2. XGBoost Gradient Boosting
Powerful for capturing complex interactions between features. XGBoost excels at finding subtle patterns in how different factors combine to influence game outcomes.
3. Neural Network (TensorFlow)
Capable of learning abstract representations from the data. The neural network captures non-obvious patterns that traditional statistical models might miss.
Feature Engineering
The models are trained on 15+ engineered features, including:
- Team Performance Metrics: Offensive/defensive ratings, points per game, yards gained/allowed
- Recent Form: Rolling averages over the last 5 games to capture momentum
- Head-to-Head History: Historical matchup results and trends
- Situational Factors: Divisional games, primetime games, rest days between games
- Environmental Conditions: Weather, temperature, wind speed at game time
- Injury Impact: Key player availability weighted by position importance
- Betting Market Data: Vegas lines and public betting percentages
The Gematria Twist
Here's where things get interesting. While ML provides the statistical foundation, I added gematria analysis - an ancient numerological system that assigns numerical values to letters. This creates a unique value proposition that differentiates the platform from purely statistical betting tools.
The gematria engine calculates values using three cipher systems (English, Pythagorean, Chaldean) and analyzes:
- Team name numerology and pattern matching
- Player name analysis with master number identification
- Game date correlations with team values
- Numerological "alignment" between opposing teams
Users can explore both the ML predictions and gematria insights, appealing to both data-driven bettors and those interested in alternative analytical approaches.
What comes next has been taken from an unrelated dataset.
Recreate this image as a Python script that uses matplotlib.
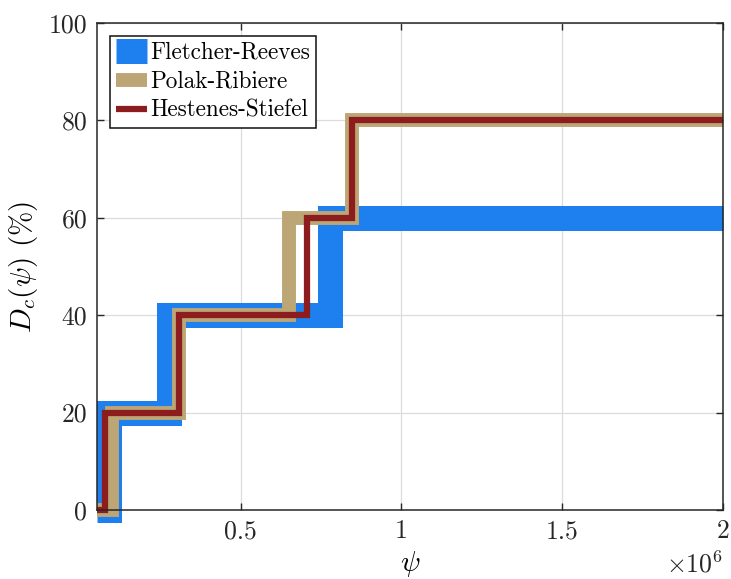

Subscription Architecture & Monetization
The platform implements a three-tier subscription model powered by Stripe:
- Free Tier: 3 predictions per day, basic features
- Premium ($9.99/month): 20 predictions per day, ML model access
- Pro ($29.99/month): Unlimited predictions, parlay optimizer, advanced stats
The technical implementation was challenging but rewarding:
Middleware-Based Access Control
Created reusable middleware functions that check subscription status before allowing access to premium features. Each API endpoint is protected with appropriate tier checks, ensuring users only access features they've paid for.
Stripe Webhook Integration
Implemented comprehensive webhook handlers for all subscription lifecycle events - creation, updates, cancellations, payment failures. This ensures subscription status stays synchronized across the database even when users manage their subscriptions through Stripe's customer portal.
Daily Rate Limiting
Built a custom rate limiter that tracks daily prediction counts per user, resetting at midnight. This required careful consideration of timezones and edge cases like users near midnight boundaries.
The Multi-Database Strategy
Different data types required different database solutions:
- PostgreSQL: Structured data like games, teams, users, subscriptions. Perfect for relational queries and ACID compliance.
- MongoDB: Gematria calculations with flexible schema. Document storage allowed easy iteration on gematria calculation methods.
- Redis: High-performance caching for ML predictions. Predictions cached with 30-minute TTL to balance freshness with compute costs.
This polyglot persistence approach uses each database's strengths while adding complexity in deployment and connection management.
Performance Optimization
ML predictions are computationally expensive. Running ensemble models for every request would be impractical. The solution: aggressive caching strategies.
Multi-Layer Caching
- Prediction Cache: Individual game predictions cached in Redis for 30 minutes
- Batch Pre-computation: Upcoming games predicted in advance during off-peak hours
- Feature Cache: Engineered features cached to avoid re-calculation
This reduced average response time from 2-3 seconds (cold) to under 100ms (cached) - a 20-30x improvement.
Deployment & Infrastructure
Deploying a multi-service application with different tech stacks required careful planning:
- Mobile App: Deployed to Netlify as a Progressive Web App, accessible from any device
- Backend + ML Service: Deployed to Railway with Docker containers for isolation
- Databases: Managed PostgreSQL and MongoDB instances, Redis Cloud for caching
Docker Compose handles local development with all three databases, making onboarding new developers straightforward.
Key Technical Takeaways
1. Service Boundaries Matter
Keeping ML logic in Python and business logic in Node.js created clear separation of concerns. The Node.js layer handles all the "plumbing" (auth, subscriptions, caching) while Python focuses purely on predictions.
2. Feature Engineering > Model Complexity
The ensemble models aren't particularly sophisticated architecturally. The real value comes from thoughtful feature engineering - understanding what factors actually influence NFL outcomes.
3. Caching is Critical for ML Apps
Without aggressive caching, the app would be unusably slow and prohibitively expensive to run. Redis caching was essential for production viability.
4. Polyglot Persistence Has Costs
Using three different databases provided technical benefits but added operational complexity. Each database requires monitoring, backups, and maintenance. The trade-off was worth it, but it's not free.
What's Next?
The platform is live and functional, but there are exciting enhancements planned:
- Player Props: Individual player performance predictions using player-level ML models
- Live Predictions: Real-time updates during games based on current score and time remaining
- Social Features: Leaderboards, prediction sharing, and community competitions
- Model Transparency: Explainability features showing why models made specific predictions
Try It Yourself
The NFL Predictor is live at nfly.netlify.app. Create a free account to explore predictions and see how ensemble ML models combined with gematria create a unique analytical tool.
For technical details and architecture diagrams, check out the full project writeup.
Conclusion
Building a production ML application taught me that the real challenge isn't just training models - it's building the entire ecosystem around them. Authentication, subscriptions, caching, deployment, monitoring - all these "infrastructure" concerns are what separate a Jupyter notebook from a real product.
The combination of machine learning rigor with the novelty of gematria analysis created something unique in the sports prediction space. Whether users are drawn to the statistical models or the numerological insights, the platform provides value through a distinctive analytical approach.
Most importantly, this project demonstrates the full lifecycle of ML product development: from feature engineering and model training to deployment, monetization, and user management. It's one thing to train a model - it's another to ship it.